As mentioned before, there’s room for new rivalries in Vancouver. With a young team on the rise and the promise of playoff games on the horizon, new rivalries are bound to be born.
The first obvious candidate to be the Canucks next rival, will be their closest geographical opponent in Seattle. Of course, geography plays a role, but it will be up to the two teams to play entertaining and memorable hockey against one another.
Here are some of the other options for the Canucks next rival.
Despite the geographic rivalry, there’s been next to no memorable playoff history between these two clubs. Perhaps this will change in the 2020s with some of the games best young stars occupying prominent roles with these two teams.
Vegas Golden Knights
This “rivalry” hasn’t gotten off to a good start for the Canucks, but both teams play a similar style of up-tempo hockey. Give it a playoff matchup or two between these two rowdy fanbases, and a rivalry could be ignited.

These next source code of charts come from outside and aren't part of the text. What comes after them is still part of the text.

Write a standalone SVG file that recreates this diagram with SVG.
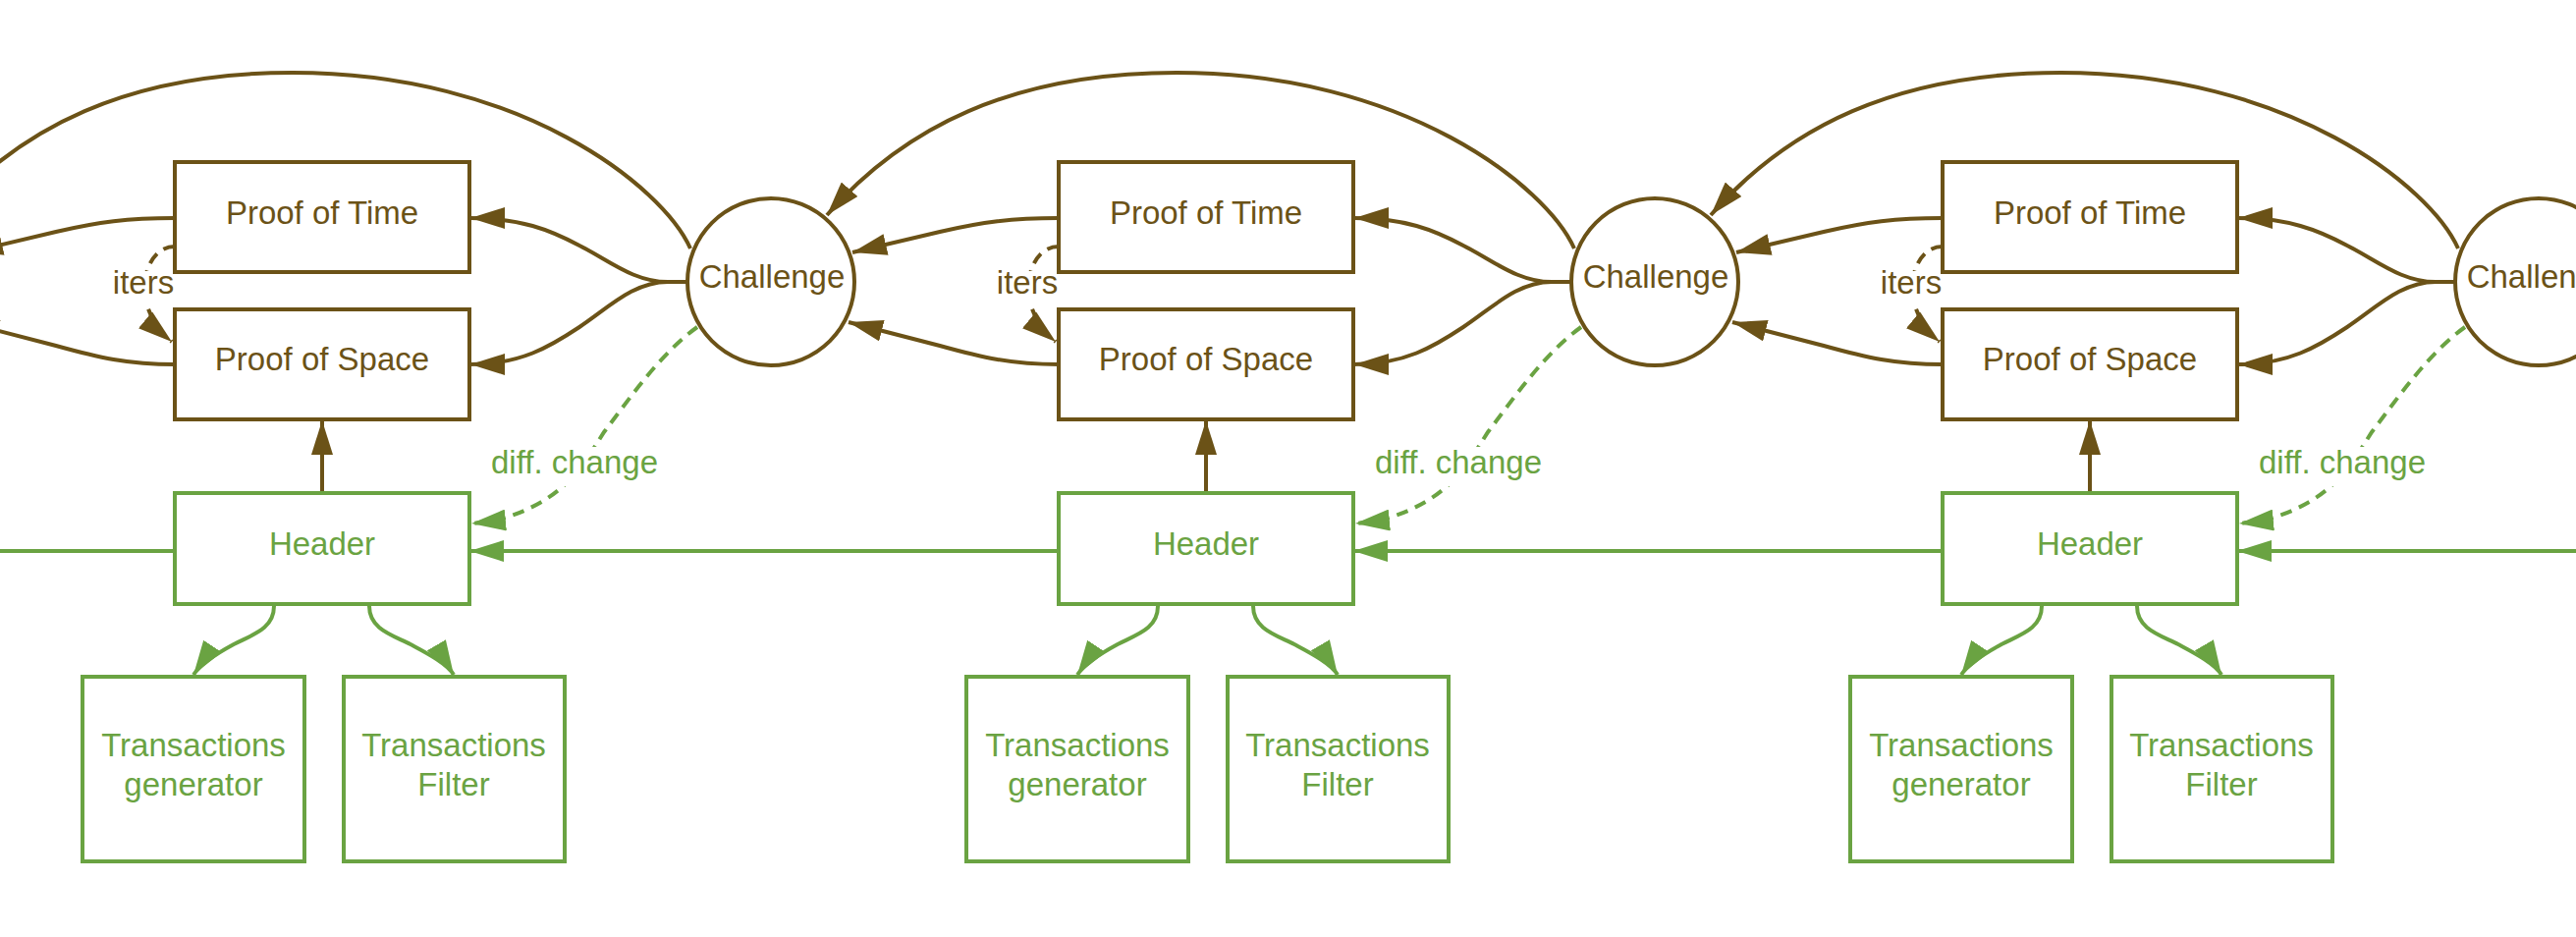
<svg xmlns="http://www.w3.org/2000/svg" width="2623" height="954" viewBox="0 0 2623 954">
<style>
.bg{fill:#ffffff}
.bbox{fill:#ffffff;stroke:#6B5217;stroke-width:4}
.gbox{fill:#ffffff;stroke:#6AA342;stroke-width:4}
.bt{fill:#6B5217;font-family:"Liberation Sans",Arial,sans-serif;font-size:33px;text-anchor:middle}
.gt{fill:#6AA342;font-family:"Liberation Sans",Arial,sans-serif;font-size:33px;text-anchor:middle}
.bl{fill:none;stroke:#6B5217;stroke-width:4;marker-end:url(#ab)}
.gl{fill:none;stroke:#6AA342;stroke-width:4;marker-end:url(#ag)}
.gn{fill:none;stroke:#6AA342;stroke-width:4}
.dash{stroke-dasharray:12 8}
.lbg{fill:#ffffff}
</style>
<defs>
<marker id="ab" viewBox="0 0 35 22" markerWidth="35" markerHeight="22" refX="35" refY="11" orient="auto" markerUnits="userSpaceOnUse"><path d="M0,0 L35,11 L0,22 z" fill="#6B5217"/></marker>
<marker id="ag" viewBox="0 0 35 22" markerWidth="35" markerHeight="22" refX="35" refY="11" orient="auto" markerUnits="userSpaceOnUse"><path d="M0,0 L35,11 L0,22 z" fill="#6AA342"/></marker>
<g id="colConn">
<path class="bl" d="M703,253 C675,190 530,74 298,74 C130,74 20,130 -58,219"/>
<path class="bl" d="M699,287 L680,287 C645,287 620,265 590,250 C560,234 530,222 479,222"/>
<path class="bl" d="M699,287 L680,287 C645,287 620,313 590,333 C560,353 530,371 479,371"/>
<path class="bl" d="M178,222 C130,222 100,226 57,236 L-32,257"/>
<path class="bl" d="M178,371 C130,371 100,364 57,352 L-36,328"/>
<path class="bl dash" d="M178,251 C160,251 149,268 147,290 C146,312 158,334 175,348"/>
<path class="bl" d="M328,502 L328,428"/>
<path class="gl" d="M178,561 L-422,561"/>
<path class="gl dash" d="M710,333 C675,358 645,400 615,440 C590,480 575,500 540,517 C520,527 500,531 480,533"/>
<path class="gl" d="M279,617 C279,640 258,646 238,656 C225,663 205,675 197,687"/>
<path class="gl" d="M376,617 C376,640 398,646 418,656 C431,663 455,675 462,687"/>
<rect class="lbg" x="113" y="276" width="64" height="35"/>
<text class="bt" x="146" y="299">iters</text>
<rect class="lbg" x="495" y="455" width="181" height="40"/>
<text class="gt" x="585" y="482">diff. change</text>
</g>
</defs>
<rect class="bg" x="0" y="0" width="2623" height="954"/>
<g id="connectors">
<use href="#colConn"/>
<use href="#colConn" transform="translate(900,0)"/>
<use href="#colConn" transform="translate(1800,0)"/>
<path class="gl" d="M2878,561 L2278,561"/>
</g>
<g id="col1-proof-of-time"><rect class="bbox" x="178" y="165" width="300" height="112"/><text class="bt" x="328" y="228">Proof of Time</text></g>
<g id="col1-proof-of-space"><rect class="bbox" x="178" y="315" width="300" height="112"/><text class="bt" x="328" y="377">Proof of Space</text></g>
<g id="col1-challenge"><circle class="bbox" cx="785" cy="287" r="85"/><text class="bt" x="786" y="293">Challenge</text></g>
<g id="col1-header"><rect class="gbox" x="178" y="502" width="300" height="113"/><text class="gt" x="328" y="565">Header</text></g>
<g id="col1-tx-generator"><rect class="gbox" x="84" y="689" width="226" height="188"/><text class="gt" x="197" y="770">Transactions</text><text class="gt" x="197" y="810">generator</text></g>
<g id="col1-tx-filter"><rect class="gbox" x="350" y="689" width="225" height="188"/><text class="gt" x="462" y="770">Transactions</text><text class="gt" x="462" y="810">Filter</text></g>

<g id="col2-proof-of-time"><rect class="bbox" x="1078" y="165" width="300" height="112"/><text class="bt" x="1228" y="228">Proof of Time</text></g>
<g id="col2-proof-of-space"><rect class="bbox" x="1078" y="315" width="300" height="112"/><text class="bt" x="1228" y="377">Proof of Space</text></g>
<g id="col2-challenge"><circle class="bbox" cx="1685" cy="287" r="85"/><text class="bt" x="1686" y="293">Challenge</text></g>
<g id="col2-header"><rect class="gbox" x="1078" y="502" width="300" height="113"/><text class="gt" x="1228" y="565">Header</text></g>
<g id="col2-tx-generator"><rect class="gbox" x="984" y="689" width="226" height="188"/><text class="gt" x="1097" y="770">Transactions</text><text class="gt" x="1097" y="810">generator</text></g>
<g id="col2-tx-filter"><rect class="gbox" x="1250" y="689" width="225" height="188"/><text class="gt" x="1362" y="770">Transactions</text><text class="gt" x="1362" y="810">Filter</text></g>

<g id="col3-proof-of-time"><rect class="bbox" x="1978" y="165" width="300" height="112"/><text class="bt" x="2128" y="228">Proof of Time</text></g>
<g id="col3-proof-of-space"><rect class="bbox" x="1978" y="315" width="300" height="112"/><text class="bt" x="2128" y="377">Proof of Space</text></g>
<g id="col3-challenge"><circle class="bbox" cx="2585" cy="287" r="85"/><text class="bt" x="2586" y="293">Challenge</text></g>
<g id="col3-header"><rect class="gbox" x="1978" y="502" width="300" height="113"/><text class="gt" x="2128" y="565">Header</text></g>
<g id="col3-tx-generator"><rect class="gbox" x="1884" y="689" width="226" height="188"/><text class="gt" x="1997" y="770">Transactions</text><text class="gt" x="1997" y="810">generator</text></g>
<g id="col3-tx-filter"><rect class="gbox" x="2150" y="689" width="225" height="188"/><text class="gt" x="2262" y="770">Transactions</text><text class="gt" x="2262" y="810">Filter</text></g>
</svg>
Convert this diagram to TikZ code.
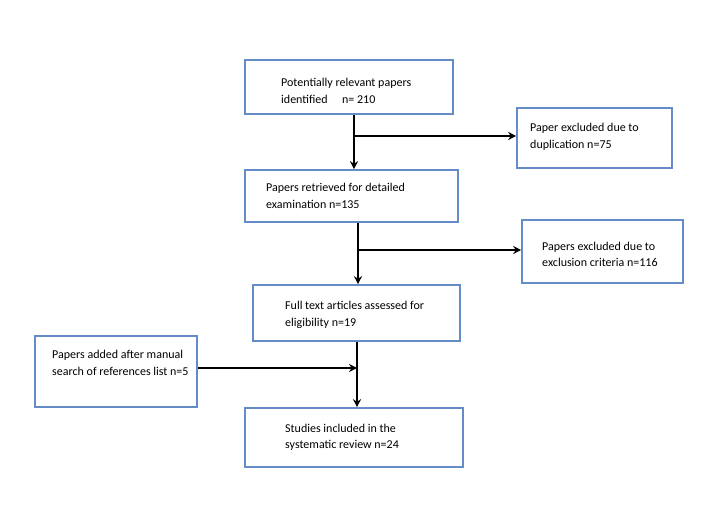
\documentclass[tikz,border=0pt]{standalone}
\usepackage{fontspec}
\setmainfont{Carlito}
\usetikzlibrary{arrows.meta}
\definecolor{boxblue}{RGB}{100,140,200}
\tikzset{
  box/.style={draw=boxblue, line width=1.6pt, fill=white, rectangle, inner sep=0pt},
  txt/.style={anchor=west, align=left, inner sep=0pt, font=\fontsize{12}{16.5}\selectfont},
  conn/.style={line width=1.6pt, black},
  arr/.style={conn, -{Stealth[length=8pt,width=8pt]}}
}
\begin{document}
\begin{tikzpicture}[x=1pt,y=-1pt]
\useasboundingbox[fill=white] (0,0) rectangle (702,529);
% boxes
\node[box, minimum width=208pt, minimum height=54pt] (b1) at (349,87) {};
\node[box, minimum width=155pt, minimum height=60pt] (b2) at (594.5,138) {};
\node[box, minimum width=213pt, minimum height=52pt] (b3) at (351.5,196) {};
\node[box, minimum width=161pt, minimum height=63pt] (b4) at (602.5,251.5) {};
\node[box, minimum width=207pt, minimum height=56pt] (b5) at (356.5,313) {};
\node[box, minimum width=162pt, minimum height=71pt] (b7) at (116,371.5) {};
\node[box, minimum width=218pt, minimum height=59pt] (b6) at (354,437.5) {};
% texts
\node[txt] (t1) at (281,91) {Potentially relevant papers\\identified\hspace{1.2em}n= 210};
\node[txt] (t2) at (530,137) {Paper excluded due to\\duplication n=75};
\node[txt] (t3) at (266,196) {Papers retrieved for detailed\\examination n=135};
\node[txt] (t4) at (542,254.5) {Papers excluded due to\\exclusion criteria n=116};
\node[txt] (t5) at (285,315) {Full text articles assessed for\\eligibility n=19};
\node[txt] (t7) at (52,363) {Papers added after manual\\search of references list n=5};
\node[txt] (t6) at (285,437.5) {Studies included in the\\systematic review n=24};
% junctions
\coordinate (j1) at (354,136);
\coordinate (j2) at (358,250);
\coordinate (j3) at (357,368);
% connectors
\draw[arr] (b1.south -| j1) -- (b3.north -| j1);
\draw[arr] (j1) -- (b2.west |- j1);
\draw[arr] (b3.south -| j2) -- (b5.north -| j2);
\draw[arr] (j2) -- (b4.west |- j2);
\draw[arr] (b5.south -| j3) -- (b6.north -| j3);
\draw[arr] (b7.east |- j3) -- (j3);
\end{tikzpicture}
\end{document}
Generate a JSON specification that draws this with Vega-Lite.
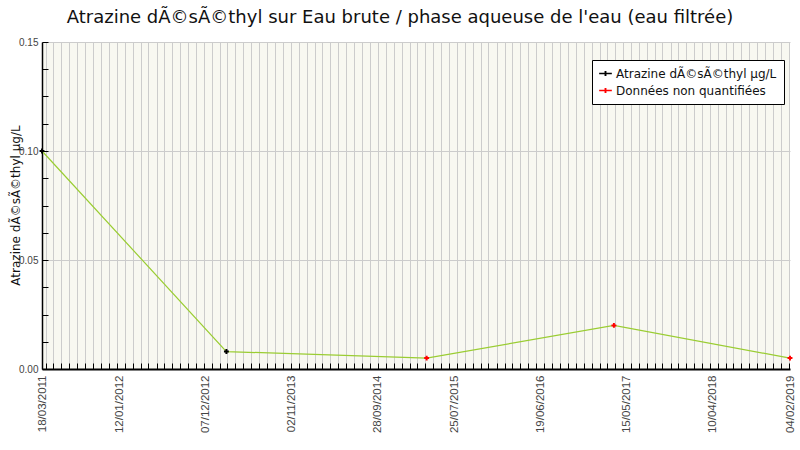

This has all the components of a great rivalry and let’s be real, the Canucks want to be on Colorado’s level.
Already at Cup contender status, Colorado has some of the best stars (and one of the best teams) in hockey. If you squint hard enough, perhaps you can envision the Canucks soon following suit.
There’s the draw of the two superstar centres in Nathan MacKinnon versus Elias Pettersson, two star wingers from the 2015 draft class in Mikko Rantanen and Brock Boeser and of course, two of the best young defencemen in the game with Cale Makar and Quinn Hughes.
This is the most enticing potential rivalry right now. All that it needs is a little playoff juice to fire it up.